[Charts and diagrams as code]
■ ■ ■ ■ ■ ■ ■

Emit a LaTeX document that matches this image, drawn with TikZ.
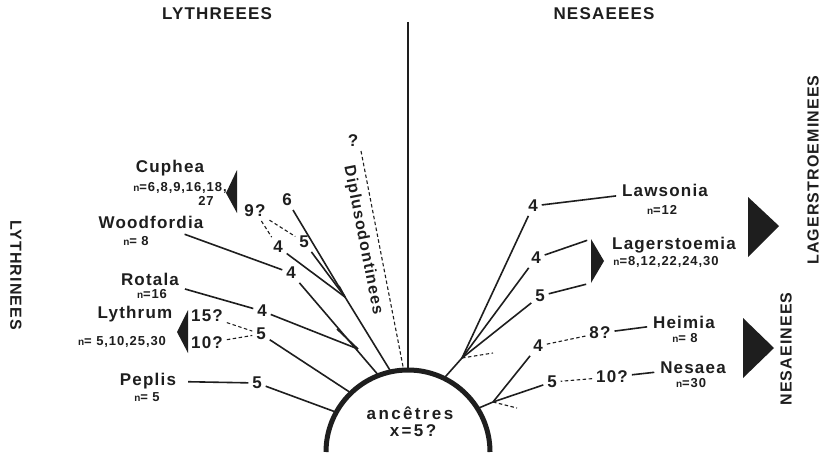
\documentclass[tikz,border=0pt]{standalone}
\usepackage{fontspec}
\newfontfamily\labfont{Liberation Sans}[LetterSpace=7]
\newfontfamily\widefont{Liberation Sans}[LetterSpace=14]
\definecolor{ink}{HTML}{1E1E1E}
\newcommand\chrn{{\fontsize{10}{10}\selectfont n}}
\begin{document}
\begin{tikzpicture}[x=1pt,y=-1pt,
  every node/.style={text=ink},
  taxon/.style={font=\labfont\bfseries\fontsize{17}{17}\selectfont, inner sep=1pt, outer sep=5pt},
  num/.style={font=\labfont\bfseries\fontsize{17}{17}\selectfont, inner sep=1pt, outer sep=3pt},
  chrom/.style={font=\labfont\bfseries\fontsize{13}{13}\selectfont, inner sep=1pt},
  group/.style={font=\labfont\bfseries\fontsize{17}{17}\selectfont, inner sep=1pt},
  side/.style={font=\labfont\bfseries\fontsize{16}{16}\selectfont, inner sep=1pt},
  branch/.style={draw=ink, line width=1.6pt},
  guess/.style={draw=ink, line width=1.1pt, dash pattern=on 3.5pt off 2.5pt},
  wedge/.style={fill=ink, draw=none}]

\fill[white] (0,0) rectangle (830,460);
\useasboundingbox (0,0) rectangle (830,460);

% ---- ancestral arc and attachment points ----
\coordinate (ctr) at (408,452);
\coordinate (A0) at ([shift={(90:82pt)}]ctr);
\coordinate (A1) at ([shift={(102:82pt)}]ctr);
\coordinate (A2) at ([shift={(111:82pt)}]ctr);
\coordinate (A3) at ([shift={(134:82pt)}]ctr);
\coordinate (A4) at ([shift={(151:82pt)}]ctr);
\coordinate (A5) at ([shift={(93:82pt)}]ctr);
\coordinate (B1) at ([shift={(64:82pt)}]ctr);
\coordinate (B2) at ([shift={(32:82pt)}]ctr);
\draw[ink, line width=5pt] ([shift={(180:82pt)}]ctr) arc[start angle=180, end angle=0, radius=82pt];
\node[font=\widefont\bfseries\fontsize{17}{17}\selectfont, inner sep=1pt] (anc) at (410,413) {ancêtres};
\node[font=\widefont\bfseries\fontsize{17}{17}\selectfont, inner sep=1pt] (xb) at (413,431) {x=5?};

% ---- group titles ----
\node[group] (tL) at (217,14) {LYTHREEES};
\node[group] (tN) at (604,14) {NESAEEES};
\node[side, rotate=-90] (sL) at (16,275) {LYTHRINEES};
\node[side, rotate=90] (sLag) at (813,170) {LAGERSTROEMINEES};
\node[side, rotate=90] (sNes) at (786,349) {NESAEINEES};

% ---- dividing line ----
\coordinate (vtop) at (408,22);
\draw[ink, line width=1.3pt] (vtop) -- (A0);

% ---- Diplusodontinees ----
\node[num] (qd) at (353,141) {?};
\coordinate (dtop) at (361,151);
\node[font=\labfont\bfseries\fontsize{16}{16}\selectfont, inner sep=0pt, rotate=-78.8] (dip) at (363,240) {Diplusodontinees};
\draw[guess] (dtop) -- (A5);

% ---- left-hand taxa ----
\node[taxon] (cuph) at (170,168) {Cuphea};
\node[chrom] (cuphn) at (180,188) {\chrn=6,8,9,16,18,};
\node[chrom] (cuph27) at (206,201) {27};
\node[taxon] (wood) at (151,222) {Woodfordia};
\node[chrom] (woodn) at (136,241) {\chrn= 8};
\node[taxon] (rot) at (150,279) {Rotala};
\node[chrom] (rotn) at (152,294) {\chrn=16};
\node[taxon] (lyth) at (135,314) {Lythrum};
\node[chrom] (lythn) at (122,342) {\chrn= 5,10,25,30};
\node[taxon] (pep) at (148,381) {Peplis};
\node[chrom] (pepn) at (147,397) {\chrn= 5};

\node[num] (q9) at (255,211) {9?};
\node[num] (n6) at (287,200) {6};
\node[num] (n5a) at (304,242) {5};
\node[num] (n4a) at (278,247) {4};
\node[num] (n4b) at (291,273) {4};
\node[num] (n4c) at (262,311) {4};
\node[num] (q15) at (207,316) {15?};
\node[num] (q10) at (207,343) {10?};
\node[num] (n5b) at (261,334) {5};
\node[num] (n5c) at (257,383) {5};

\fill[wedge] (237,170) -- (237,213) -- (226,193) -- cycle;
\fill[wedge] (188,310) -- (188,353) -- (177,332) -- cycle;

\coordinate (J1) at (345,297);
\coordinate (J2) at (358,349);
\coordinate (J1b) at (339,286);
\coordinate (J2b) at (337,329);

\draw[branch] (n6) -- (J1);
\draw[branch] (n5a) -- (J1);
\draw[branch] (n4a) -- (J1);
\draw[branch] (J1) -- (A1);
\draw[branch] (J1b) -- (J1);
\draw[guess] (q9) -- (n5a);
\draw[guess] (q9) -- (n4a);

\draw[branch] (wood) -- (n4b);
\draw[branch] (n4b) -- (A2);
\draw[branch] (rot) -- (n4c);
\draw[branch] (n4c) -- (J2);
\draw[branch] (J2b) -- (J2);

\draw[guess] (q15) -- (n5b);
\draw[guess] (q10) -- (n5b);
\draw[branch] (n5b) -- (A3);

\draw[branch, shorten <=6pt] (pep) -- (n5c);
\draw[branch] (n5c) -- (A4);

% ---- right-hand taxa ----
\node[taxon] (law) at (665,190) {Lawsonia};
\node[chrom] (lawn) at (662,210) {\chrn=12};
\node[taxon] (lag) at (674,245) {Lagerstoemia};
\node[chrom] (lagn) at (666,262) {\chrn=8,12,22,24,30};
\node[taxon] (hei) at (684,322) {Heimia};
\node[chrom] (hein) at (685,338) {\chrn= 8};
\node[taxon] (nes) at (693,368) {Nesaea};
\node[chrom] (nesn) at (691,383) {\chrn=30};

\node[num] (r4a) at (533,206) {4};
\node[num] (r4b) at (536,258) {4};
\node[num] (r5a) at (540,296) {5};
\node[num] (r4c) at (538,346) {4};
\node[num] (q8) at (600,333) {8?};
\node[num] (r5b) at (552,382) {5};
\node[num] (q10b) at (612,377) {10?};

\coordinate (tg1) at (591,239);
\coordinate (tg2) at (591,283);
\fill[wedge] (tg1) -- (tg2) -- (604,261) -- cycle;
\fill[wedge] (748,197) -- (748,257) -- (779,226) -- cycle;
\fill[wedge] (743,318) -- (743,378) -- (774,348) -- cycle;

\coordinate (R1) at (462,358);
\coordinate (R2) at (493,402);
\coordinate (R1d) at (493,353);
\coordinate (R2d) at (517,408);

\draw[branch] (law) -- (r4a);
\draw[branch] (r4a) -- (R1);
\draw[branch, shorten >=4pt] (r4b) -- (tg1);
\draw[branch] (r4b) -- (R1);
\draw[branch, shorten >=5pt] (r5a) -- (tg2);
\draw[branch] (r5a) -- (R1);
\draw[guess] (R1) -- (R1d);
\draw[branch] (R1) -- (B1);

\draw[branch] (hei) -- (q8);
\draw[guess] (q8) -- (r4c);
\draw[branch] (r4c) -- (R2);
\draw[branch] (nes) -- (q10b);
\draw[guess] (q10b) -- (r5b);
\draw[branch] (r5b) -- (R2);
\draw[guess] (R2) -- (R2d);
\draw[branch] (R2) -- (B2);
\end{tikzpicture}
\end{document}
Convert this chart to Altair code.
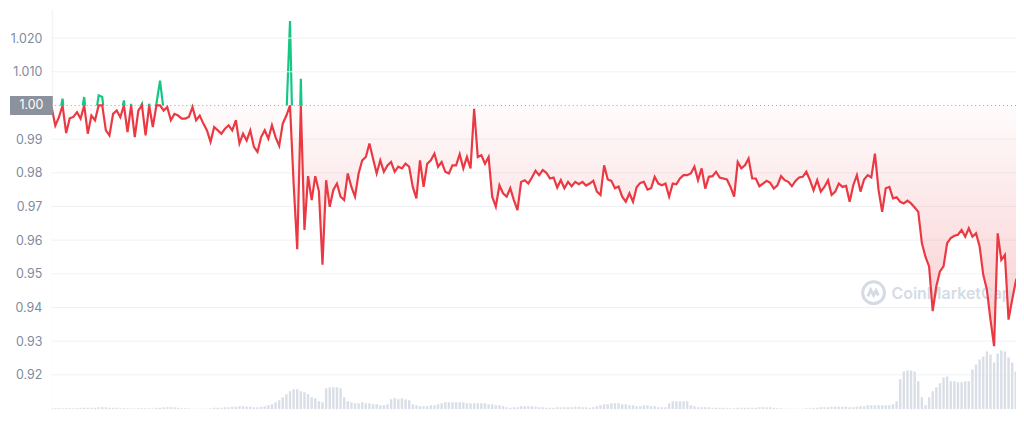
import json
import altair as alt
import pandas as pd

# ---- data (4-hour steps, day 0 = Apr 1 00:00) ----
start_day = -5 / 6
step_day = 1 / 6

price = [
    0.9993, 0.9940, 0.9965, 1.0020, 0.9918, 0.9962, 0.9966, 0.9980, 0.9961, 1.0025,
    0.9916, 0.9970, 0.9956, 1.0030, 1.0025, 0.9926, 0.9911, 0.9975, 0.9985, 0.9965,
    1.0015, 0.9921, 1.0005, 0.9906, 0.9985, 1.0005, 0.9911, 1.0005, 0.9936, 1.0005,
    1.0074, 0.9985, 0.9995, 0.9956, 0.9975, 0.9970, 0.9961, 0.9961, 0.9966, 0.9995,
    0.9956, 0.9970, 0.9946, 0.9926, 0.9892, 0.9936, 0.9926, 0.9916, 0.9931, 0.9941,
    0.9926, 0.9956, 0.9887, 0.9916, 0.9896, 0.9926, 0.9877, 0.9862, 0.9906, 0.9926,
    0.9901, 0.9941, 0.9906, 0.9880, 0.9946, 0.9970, 1.0251, 0.9768, 0.9573, 1.0079,
    0.9630, 0.9790, 0.9719, 0.9790, 0.9745, 0.9527, 0.9778, 0.9699, 0.9749, 0.9768,
    0.9729, 0.9719, 0.9798, 0.9758, 0.9729, 0.9798, 0.9837, 0.9847, 0.9887, 0.9842,
    0.9798, 0.9837, 0.9803, 0.9822, 0.9832, 0.9803, 0.9818, 0.9813, 0.9827, 0.9818,
    0.9758, 0.9724, 0.9837, 0.9758, 0.9827, 0.9837, 0.9857, 0.9818, 0.9832, 0.9803,
    0.9798, 0.9822, 0.9822, 0.9855, 0.9813, 0.9847, 0.9813, 0.9990, 0.9847, 0.9852,
    0.9827, 0.9847, 0.9729, 0.9699, 0.9763, 0.9739, 0.9729, 0.9754, 0.9719, 0.9689,
    0.9773, 0.9778, 0.9768, 0.9786, 0.9806, 0.9793, 0.9808, 0.9800, 0.9783, 0.9786,
    0.9756, 0.9778, 0.9754, 0.9773, 0.9760, 0.9773, 0.9766, 0.9773, 0.9762, 0.9768,
    0.9776, 0.9744, 0.9734, 0.9822, 0.9780, 0.9776, 0.9754, 0.9759, 0.9729, 0.9714,
    0.9739, 0.9714, 0.9757, 0.9770, 0.9773, 0.9750, 0.9754, 0.9788, 0.9768, 0.9763,
    0.9768, 0.9729, 0.9768, 0.9766, 0.9783, 0.9793, 0.9793, 0.9798, 0.9818, 0.9778,
    0.9813, 0.9753, 0.9788, 0.9790, 0.9803, 0.9786, 0.9783, 0.9780, 0.9758, 0.9729,
    0.9832, 0.9813, 0.9822, 0.9842, 0.9783, 0.9783, 0.9760, 0.9768, 0.9776, 0.9770,
    0.9753, 0.9763, 0.9790, 0.9778, 0.9773, 0.9760, 0.9776, 0.9786, 0.9788, 0.9803,
    0.9778, 0.9748, 0.9778, 0.9744, 0.9758, 0.9778, 0.9734, 0.9744, 0.9768, 0.9758,
    0.9761, 0.9714, 0.9763, 0.9793, 0.9744, 0.9780, 0.9793, 0.9786, 0.9857, 0.9749,
    0.9684, 0.9754, 0.9758, 0.9724, 0.9727, 0.9714, 0.9709, 0.9717, 0.9709, 0.9697,
    0.9684, 0.9591, 0.9550, 0.9522, 0.9389, 0.9463, 0.9507, 0.9522, 0.9591, 0.9606,
    0.9613, 0.9616, 0.9630, 0.9610, 0.9635, 0.9610, 0.9620, 0.9581, 0.9497, 0.9453,
    0.9364, 0.9285, 0.9620, 0.9541, 0.9556, 0.9364, 0.9423, 0.9477, 0.9453,
]

volume = [
    1, 1, 1, 1, 1, 1, 1, 1, 1.5, 1.5,
    1.5, 1.5, 1.5, 2, 2, 2, 1.5, 1.5, 1.5, 1,
    1, 1, 0.8, 0.8, 1, 1, 1, 1, 0.8, 1.5,
    1.5, 2, 2, 2, 2, 1.5, 1, 1, 0.8, 0.5,
    0.5, 0.5, 0.5, 0.5, 1, 1.5, 1.5, 1.5, 2, 2,
    2.5, 2.5, 3, 3, 2.5, 2.5, 2, 2, 2.5, 3,
    4, 5, 7, 9, 12, 15, 18, 20, 20, 18,
    17, 15, 12, 11, 8, 7, 21, 22, 22, 22,
    21, 12, 8, 7, 6, 6, 7, 6, 6, 5,
    5, 4, 4, 5, 10, 11, 10, 11, 10, 9,
    5, 4, 3, 3, 3, 4, 4, 5, 6, 7,
    7, 7, 7, 7, 7, 6, 6, 6, 6, 6,
    6, 5, 5, 4, 4, 3, 2, 1.5, 2, 2,
    3, 3, 3, 3, 2.5, 2, 2, 1.5, 1.5, 1.5,
    2, 2, 2, 2, 2, 2.5, 2.5, 2, 2, 1.5,
    2, 3, 4, 5, 5, 6, 6, 6, 5, 5,
    4, 4, 3, 3, 4, 4, 3, 3, 2, 2,
    2, 6, 8, 8, 8, 8, 8, 4, 3, 2,
    2, 2, 2, 1.5, 1.5, 1.5, 1.5, 1, 1, 1,
    1.5, 1.5, 1.5, 1.5, 1.5, 1.5, 2, 2, 2, 2,
    1.5, 1, 1, 0.5, 0.5, 0.5, 0.5, 0.5, 0.5, 1,
    1, 1.5, 1.5, 2, 2, 2, 2.5, 2.5, 2.5, 2.5,
    2.5, 2, 2, 2.5, 3, 3, 4, 4, 4, 4,
    4, 4, 4, 5, 8, 30, 38, 39, 39, 38,
    28, 12, 4, 12, 18, 22, 26, 32, 33, 28,
    28, 27, 27, 28, 28, 40, 45, 50, 53, 58,
    55, 47, 56, 59, 58, 52, 47, 38, 33,
]

tick_days = [0, 4, 8, 12, 16, 20, 24, 30, 34, 38, 42]
tick_labels = ["1", "5", "9", "13", "17", "21", "25", "May", "4", "8", "12"]
y_ticks = [0.92, 0.93, 0.94, 0.95, 0.96, 0.97, 0.98, 0.99, 1.01, 1.02]
peg = 1.0

days = [start_day + i * step_day for i in range(len(price))]
df = pd.DataFrame({"day": days, "price": price, "volume": volume})
df["below"] = df["price"].clip(upper=peg)
one = pd.DataFrame({"k": [0]})

X_DOMAIN = [-0.8276, 43.678]
Y_DOMAIN = [0.90976, 1.0287]

xs = alt.Scale(domain=X_DOMAIN, nice=False, zero=False)
ys = alt.Scale(domain=Y_DOMAIN, nice=False, zero=False)

RED = "#ea3943"
GREEN = "#16c784"
FONT = "Inter"
WM = "#d5dbe5"

x_axis = alt.Axis(
    values=tick_days,
    labelExpr=f"{json.dumps(tick_labels)}[indexof({json.dumps(tick_days)}, datum.value)]",
    grid=False,
    domain=True,
    domainColor="#e3e6eb",
    ticks=True,
    tickColor="#a3a9b5",
    tickSize=4,
    labelColor={"expr": "datum.value == 30 ? '#58667e' : '#808a9d'"},
    labelFontWeight={"expr": "datum.value == 30 ? 'bold' : 'normal'"},
    labelFontSize=12,
    labelFont=FONT,
    labelPadding=6,
    title=None,
)
X = alt.X("day:Q", scale=xs, axis=x_axis)
Xn = alt.X("day:Q", scale=xs, axis=None)

y_axis = alt.Axis(
    values=y_ticks,
    labelExpr="datum.value > 1.005 ? format(datum.value, '.3f') : format(datum.value, '.2f')",
    grid=False,
    ticks=False,
    domain=True,
    domainColor="#eef0f3",
    labelColor="#808a9d",
    labelFontSize=12.5,
    labelFont=FONT,
    labelPadding=10,
    title=None,
)

green = alt.Chart(df).mark_line(color=GREEN, strokeWidth=2.2, clip=True).encode(
    x=X, y=alt.Y("price:Q", scale=ys, axis=None)
)

mask = alt.Chart(one).mark_rect(color="white").encode(
    x=alt.XDatum(X_DOMAIN[0], scale=xs),
    x2=alt.X2Datum(X_DOMAIN[1]),
    y=alt.YDatum(peg, scale=ys, axis=None),
    y2=alt.Y2Datum(Y_DOMAIN[0]),
)

grid = alt.Chart(pd.DataFrame({"g": y_ticks})).mark_rule(
    color="#eff1f4", strokeWidth=1
).encode(y=alt.Y("g:Q", scale=ys, axis=y_axis))

vol = alt.Chart(df).mark_rule(color="#d9dee7", strokeWidth=2.4, clip=True).encode(
    x=Xn,
    y=alt.Y("volume:Q", scale=alt.Scale(domain=[0, 402], nice=False, zero=True), axis=None),
    y2=alt.Y2Datum(0),
)

grad = alt.Gradient(
    gradient="linear",
    x1=0, x2=0, y1=0, y2=1,
    stops=[
        alt.GradientStop(color="rgba(234,57,67,0.02)", offset=0),
        alt.GradientStop(color="rgba(234,57,67,0.26)", offset=1),
    ],
)
area = alt.Chart(df).mark_area(color=grad, clip=True).encode(
    x=Xn,
    y=alt.Y("below:Q", scale=ys, axis=None),
    y2=alt.Y2Datum(peg),
)

dotted = alt.Chart(one).mark_rule(
    color="#9aa1ad", strokeDash=[1, 3], strokeWidth=1
).encode(y=alt.YDatum(peg, scale=ys, axis=None))

wm_logo = alt.Chart(one).mark_point(
    shape="circle", size=480, filled=False, strokeWidth=3, color=WM, opacity=1
).encode(x=alt.value(825), y=alt.value(285))
wm_m = alt.Chart(one).mark_point(
    shape="M -0.7 0.45 L -0.35 -0.35 L 0 0.3 L 0.3 -0.25 L 0.6 0.35",
    size=260, filled=False, strokeWidth=3, color=WM, opacity=1,
).encode(x=alt.value(825), y=alt.value(285))
wm_text = alt.Chart(one).mark_text(
    text="CoinMarketCap", align="left", baseline="middle", fontSize=16,
    fontWeight=600, color=WM, font=FONT,
).encode(x=alt.value(843), y=alt.value(286))

red = alt.Chart(df).mark_line(color=RED, strokeWidth=2.2, clip=True).encode(
    x=X, y=alt.Y("below:Q", scale=ys, axis=None)
)

box = alt.Chart(one).mark_point(
    shape="M -1 -0.44 L 1 -0.44 L 1 0.44 L -1 0.44 Z",
    size=1849, filled=True, color="#8c929d", opacity=1, strokeWidth=0,
).encode(x=alt.value(-20.5), y=alt.YDatum(peg, scale=ys, axis=None))
box_text = alt.Chart(one).mark_text(
    text="1.00", color="white", fontSize=12.5, font=FONT, align="center", baseline="middle"
).encode(x=alt.value(-20.5), y=alt.YDatum(peg, scale=ys, axis=None))

chart = (
    alt.layer(green, mask, grid, vol, area, dotted, wm_logo, wm_m, wm_text, red, box, box_text)
    .resolve_scale(y="independent")
    .properties(
        width=968,
        height=402,
        autosize=alt.AutoSizeParams(type="none"),
        padding={"left": 44, "top": 0, "right": 0, "bottom": 22},
        background="white",
    )
    .configure_view(stroke=None)
)

chart.save("out.html", embed_options={"renderer": "svg", "actions": False})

■ ■ ■ ■ ■ ■ ■

◆ Objective
Print exactly what appears from the line holding "Convert this chart to Altair code." down to the line holding "step_day = 1 / 6", both ends kept, leaving out the pictures.

◆ Output for this exercise
Convert this chart to Altair code.
import json
import altair as alt
import pandas as pd

# ---- data (4-hour steps, day 0 = Apr 1 00:00) ----
start_day = -5 / 6
step_day = 1 / 6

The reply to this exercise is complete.